1957年に中内功さんが創業した「ダイエー」という企業名は、もともと曰く付きだった。
「ダイエー」の創立当時の社名は「大栄薬品工業」。1962年に「主婦の店ダイエー」に社名変更、1970年にはさらに「ダイエー」と変更することで現在に至っている。
では中内さんは、なぜ、「大栄」(=ダイエー)と名付けたのだろうか?
ルーツは、生家の家業の屋号「サカエ薬局」にある。
「サカエ薬局」の名前は、中内さんの祖父に当たる“栄”(さかえ)さんに由来する。
その「サカエ薬局」を中内さんの父秀雄さんが長男の中内さんではなく、次男の博さんに継がせてしまったのだ。

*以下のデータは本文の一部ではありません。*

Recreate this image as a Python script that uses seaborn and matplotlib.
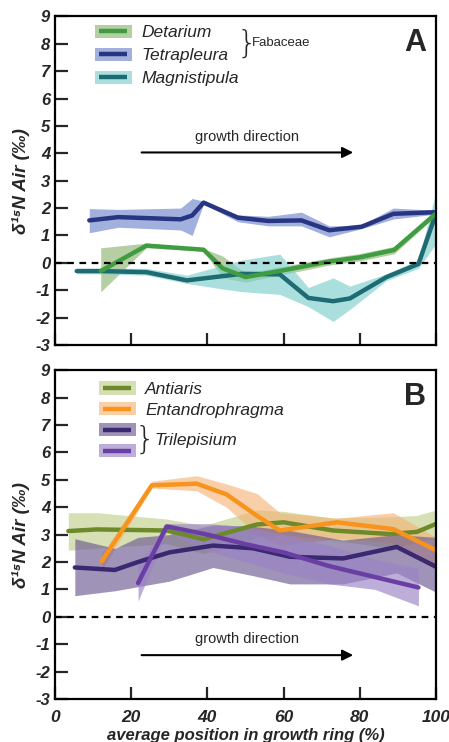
import numpy as np
import pandas as pd
import matplotlib
matplotlib.use("Agg")
import matplotlib.pyplot as plt
import seaborn as sns
from matplotlib.patches import Rectangle
from matplotlib.lines import Line2D

# ---- panel A data (position %, mean, band low, band high)
det_x = [12, 24, 39, 44, 50, 60, 72, 80, 89, 100]
det_y = [-0.3, 0.63, 0.48, -0.2, -0.52, -0.27, 0.05, 0.2, 0.47, 1.8]
det_lo = [-1.06, 0.55, 0.43, -0.55, -0.7, -0.42, -0.08, 0.07, 0.33, 1.72]
det_hi = [0.55, 0.72, 0.52, 0.25, -0.38, -0.12, 0.18, 0.34, 0.6, 1.88]

tet_x = [9, 16.6, 33, 36, 39, 48, 56, 64.7, 72, 80.5, 88.8, 100]
tet_y = [1.55, 1.67, 1.59, 1.73, 2.2, 1.65, 1.53, 1.55, 1.19, 1.32, 1.79, 1.85]
tet_lo = [1.1, 1.3, 1.2, 1.0, 2.15, 1.5, 1.35, 1.35, 0.95, 1.25, 1.6, 1.78]
tet_hi = [1.98, 1.95, 2.0, 2.35, 2.25, 1.75, 1.7, 1.85, 1.35, 1.38, 2.0, 1.92]

mag_x = [5.7, 12, 24, 34.6, 43.7, 49, 59, 66.5, 73, 77.4, 87, 95.4, 100]
mag_y = [-0.3, -0.3, -0.34, -0.64, -0.49, -0.4, -0.42, -1.28, -1.4, -1.3, -0.52, -0.04, 1.8]
mag_lo = [-0.4, -0.4, -0.45, -0.75, -0.95, -1.05, -1.15, -1.6, -2.14, -1.7, -0.65, -0.2, 0.7]
mag_hi = [-0.2, -0.2, -0.2, -0.45, -0.1, 0.1, 0.32, -0.9, -0.55, -0.85, -0.4, 0.1, 2.6]

# ---- panel B data
ant_x = [3.5, 11, 29.3, 39, 53, 60, 73, 88, 95, 100]
ant_y = [3.13, 3.19, 3.15, 2.83, 3.37, 3.45, 3.15, 3.02, 3.1, 3.39]
ant_lo = [2.43, 2.5, 2.67, 2.31, 2.9, 3.0, 2.8, 2.5, 2.7, 2.9]
ant_hi = [3.8, 3.8, 3.57, 3.33, 3.9, 3.85, 3.6, 3.65, 3.7, 3.9]

ent_x = [12.3, 25.4, 37.2, 45, 53, 59, 74, 88.8, 100]
ent_y = [2.03, 4.8, 4.86, 4.47, 3.69, 3.15, 3.45, 3.2, 2.43]
ent_lo = [1.7, 4.7, 4.6, 4.0, 3.0, 2.6, 2.85, 2.7, 1.7]
ent_hi = [2.3, 4.95, 5.15, 4.85, 4.5, 3.8, 3.6, 3.8, 2.9]

tri1_x = [5.2, 15.7, 21.8, 30, 41.5, 52, 61.7, 75.6, 89.7, 100]
tri1_y = [1.8, 1.71, 2.0, 2.35, 2.6, 2.5, 2.19, 2.13, 2.55, 1.83]
tri1_lo = [0.77, 0.95, 1.1, 1.3, 1.8, 1.5, 1.2, 1.2, 1.6, 0.9]
tri1_hi = [2.85, 2.5, 2.9, 3.0, 3.35, 3.3, 3.15, 2.8, 3.0, 2.9]

tri2_x = [21.8, 29.3, 40, 50, 60, 72, 84, 95.4]
tri2_y = [1.23, 3.3, 3.0, 2.65, 2.35, 1.85, 1.45, 1.07]
tri2_lo = [0.57, 3.1, 2.4, 2.0, 1.6, 1.2, 1.0, 0.4]
tri2_hi = [1.9, 3.4, 3.4, 3.3, 3.0, 2.6, 2.1, 1.77]

X_TICKS = [0, 20, 40, 60, 80, 100]
Y_TICKS = list(range(-3, 10))

sns.set_style("white")
plt.rcParams["font.family"] = ["Liberation Sans", "DejaVu Sans"]
plt.rcParams["axes.unicode_minus"] = False

fig = plt.figure(figsize=(4.49, 7.42), dpi=100)
axA = fig.add_axes([0.1225, 0.535, 0.8485, 0.443])
axB = fig.add_axes([0.1225, 0.058, 0.8485, 0.443])


class BandKey:
    def __init__(self, line_color, band_color, alpha):
        self.line_color = line_color
        self.band_color = band_color
        self.alpha = alpha


class BandKeyHandler:
    # legend key: light band rectangle with a shorter thick line inside
    def legend_artist(self, legend, orig_handle, fontsize, handlebox):
        x0, y0 = handlebox.xdescent, handlebox.ydescent
        w, h = handlebox.width, handlebox.height
        rect = Rectangle((-x0, -y0), w, h, facecolor=orig_handle.band_color,
                         alpha=orig_handle.alpha, lw=0,
                         transform=handlebox.get_transform())
        ln = Line2D([-x0 + 0.1 * w, -x0 + 0.88 * w], [-y0 + h / 2] * 2,
                    color=orig_handle.line_color, lw=3.2, solid_capstyle="butt",
                    transform=handlebox.get_transform())
        handlebox.add_artist(rect)
        handlebox.add_artist(ln)
        return rect


def draw_series(ax, x, y, lo, hi, line_color, band_color, band_alpha):
    ax.fill_between(x, lo, hi, color=band_color, alpha=band_alpha, lw=0)
    df = pd.DataFrame({"x": x, "y": y})
    sns.lineplot(data=df, x="x", y="y", ax=ax, color=line_color, lw=3.2,
                 sort=False, estimator=None, legend=False)


def style_axis(ax, show_xlabels):
    ax.set_xlim(0, 100)
    ax.set_ylim(-3, 9)
    ax.set_yticks(Y_TICKS)
    ax.set_xticks(X_TICKS)
    for s in ax.spines.values():
        s.set_linewidth(1.6)
        s.set_color("black")
    ax.tick_params(axis="both", direction="in", length=9, width=1.6,
                   left=True, bottom=True, right=False, top=False)
    ax.tick_params(axis="x", pad=8)
    ax.set_yticklabels([str(v) for v in Y_TICKS], fontsize=12,
                       fontweight="bold", fontstyle="italic")
    if show_xlabels:
        ax.set_xticklabels([str(v) for v in X_TICKS], fontsize=12.5,
                           fontweight="bold", fontstyle="italic")
        ax.set_xlabel("average position in growth ring (%)", fontsize=12,
                      fontweight="bold", fontstyle="italic", labelpad=2)
    else:
        ax.set_xticklabels([])
        ax.set_xlabel("")
    ax.set_ylabel("δ¹⁵N Air (‰)", fontsize=13.5, fontweight="bold",
                  fontstyle="italic", labelpad=4)
    ax.axhline(0, color="black", ls=(0, (3, 2.5)), lw=1.6, zorder=5)


legend_kw = dict(loc="upper left", frameon=False,
                 prop={"size": 12.5, "style": "italic"}, handlelength=2.1,
                 handleheight=0.8, handletextpad=0.55,
                 handler_map={BandKey: BandKeyHandler()})

# ---- panel A
colA = {
    "det": ("#3f9c41", "#8fb573", 0.65),
    "tet": ("#283583", "#6f86cc", 0.65),
    "mag": ("#1d6b73", "#7fcfcb", 0.65),
}
for key, x, lo, hi in [("tet", tet_x, tet_lo, tet_hi),
                       ("det", det_x, det_lo, det_hi),
                       ("mag", mag_x, mag_lo, mag_hi)]:
    axA.fill_between(x, lo, hi, color=colA[key][1], alpha=colA[key][2], lw=0)
for key, x, y in [("tet", tet_x, tet_y), ("mag", mag_x, mag_y), ("det", det_x, det_y)]:
    df = pd.DataFrame({"x": x, "y": y})
    sns.lineplot(data=df, x="x", y="y", ax=axA, color=colA[key][0], lw=3.2,
                 sort=False, estimator=None, legend=False)
style_axis(axA, False)

axA.legend([BandKey(*colA[k]) for k in ["det", "tet", "mag"]],
           ["Detarium", "Tetrapleura", "Magnistipula"],
           bbox_to_anchor=(0.065, 1.022), labelspacing=0.42, **legend_kw)
axA.text(0.476, 0.918, "}", transform=axA.transAxes, fontsize=23,
         va="center", ha="left", family="DejaVu Sans", fontweight="ultralight")
axA.text(0.518, 0.92, "Fabaceae", transform=axA.transAxes, fontsize=9.5,
         va="center", ha="left")
axA.text(0.945, 0.918, "A", transform=axA.transAxes, fontsize=22,
         fontweight="bold", ha="center", va="center")
axA.annotate("", xy=(79, 4.03), xytext=(22, 4.03),
             arrowprops=dict(arrowstyle="-|>", color="black", lw=1.5,
                             mutation_scale=16))
axA.text(50.5, 4.6, "growth direction", fontsize=10.5, ha="center", va="center")

# ---- panel B
colB = {
    "ant": ("#6d8a2b", "#c7d394", 0.7),
    "ent": ("#f7941d", "#f6b072", 0.6),
    "tri1": ("#3a2870", "#6e5a92", 0.65),
    "tri2": ("#6a3fa3", "#9a83c6", 0.65),
}
for key, x, y, lo, hi in [("ant", ant_x, ant_y, ant_lo, ant_hi),
                          ("ent", ent_x, ent_y, ent_lo, ent_hi),
                          ("tri1", tri1_x, tri1_y, tri1_lo, tri1_hi),
                          ("tri2", tri2_x, tri2_y, tri2_lo, tri2_hi)]:
    draw_series(axB, x, y, lo, hi, *colB[key])
style_axis(axB, True)

axB.legend([BandKey(*colB[k]) for k in ["ant", "ent", "tri1", "tri2"]],
           ["Antiaris", "Entandrophragma", "", ""],
           bbox_to_anchor=(0.075, 1.014), labelspacing=0.3, **legend_kw)
axB.text(0.209, 0.79, "}", transform=axB.transAxes, fontsize=23,
         va="center", ha="left", family="DejaVu Sans", fontweight="ultralight")
axB.text(0.262, 0.787, "Trilepisium", transform=axB.transAxes, fontsize=12.5,
         fontstyle="italic", va="center", ha="left")
axB.text(0.945, 0.918, "B", transform=axB.transAxes, fontsize=22,
         fontweight="bold", ha="center", va="center")
axB.annotate("", xy=(79, -1.4), xytext=(22, -1.4),
             arrowprops=dict(arrowstyle="-|>", color="black", lw=1.5,
                             mutation_scale=16))
axB.text(50.5, -0.8, "growth direction", fontsize=10.5, ha="center", va="center")

fig.savefig("out.png", dpi=100)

長子相続が当たり前の時代にあって、どんなに悔しかったことだろう。
中内さんは、「サカエ薬局」に勤務しながら、独立し一国一城の主になることを夢見たに違いない。起業するにあたって、「『サカエ薬品』よりも絶対大きくなってやる」と野望を持った――。
「大栄」(=ダイエー)には、そんな意味がある。
つまり、「ダイエー」は、中内さんの負けず嫌いと悔しさを表現した、怨念の詰まった企業名だったと言えるだろう。
周知の通り、その「ダイエー」の名前がいよいよ姿を消す。
イオン(千葉県/岡田元也社長)は、業績不振が続くダイエー(東京都/村井正平社長)の完全子会社化を発表。2018年度をめどに「ダイエー」の屋号をなくすことを明らかにした。